Foley & Lardner is taking various measures to protect its servers against cyber thieves, including educating everyone at the firm, conducting audits and investing resources in protection, according to Chanley Howell, a partner who sits on the firm’s cybersecurity committee.

But it’s not planning to join an alliance of law firms that plan to share information about cyber threats.

“Our plate is pretty full,” Howell told Big Law Business. “It’s not on our agenda yet — I’ll put it that way.
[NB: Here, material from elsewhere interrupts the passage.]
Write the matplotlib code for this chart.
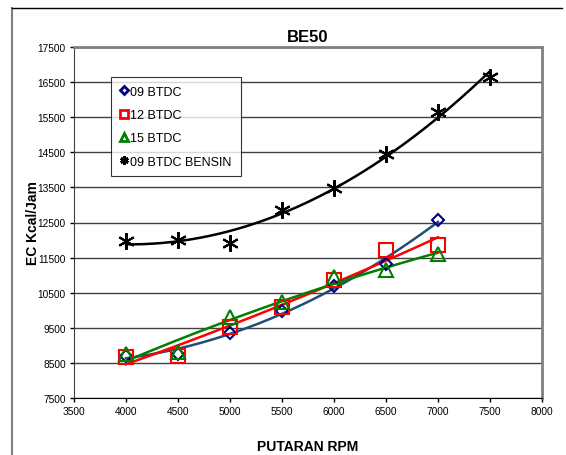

If we start hearing clients recommend it, then we’ll probably join.”

The alliance, which calls itself the Legal Services Information Sharing and Analysis Organization , or LS-ISAO, launched this week and is affiliated with another organization with a similarly long name: The Financial Services Information Sharing and Analysis Center, or FS-ISAC.

The FS-ISAC is a non-profit that launched in 1999 in response to Presidential Directive 63, which required public and private sectors to share information about physical and cyber security threats.

Jeremiah Buckley, founding partner of Buckley Sandler who has written about cyber risk with a particular focus on electronic signatures, said as a general rule law firms’ efforts to beef up their cybersecurity has come in response to client pressure. In particular, clients in regulated industries, such as the financial services industry, have passed on pressure to protect against cyber risk by auditing their vendors including law firms, Buckley said.

Buckley said his firm is not a member of the LS-ISAO. Sharing information about cyber threats opens new risks, namely that rival firms could exploit information about an attack to tarnish another firm’s reputation, he explained. Even if shared anonymously, a law firm could do some digging and investigation to determine which of its competitors were subject to attacks, Buckley said.

“There is some element of risk and disadvantage from sharing too much,” he said. “There is a competitive aspect to all of this.”

Howell mentioned another concern: that information shared anonymously cannot be verified as accurate.

Both said they thought the concept of sharing information was a good idea worth considering.

Cindy Donaldson, FS-ISAC’s vice president of products and services, said the new information sharing network will have to be built on trust between law firms. Donaldson said the organization launched because a group of law firms approached the FS-ISAC. She declined to name any law firms involved in the effort or even how many have joined.

The alliance is currently open to law firms with a majority of their lawyers based in the U.S., Canada or the U.K. and costs $8,000 to join, according to Donaldson. But the law firms that join the alliance could vote to change the eligibility criteria and the annual cost, she said.

“There’s strength in numbers,” said Donaldson, adding that the organization has talked to about 200 law firms.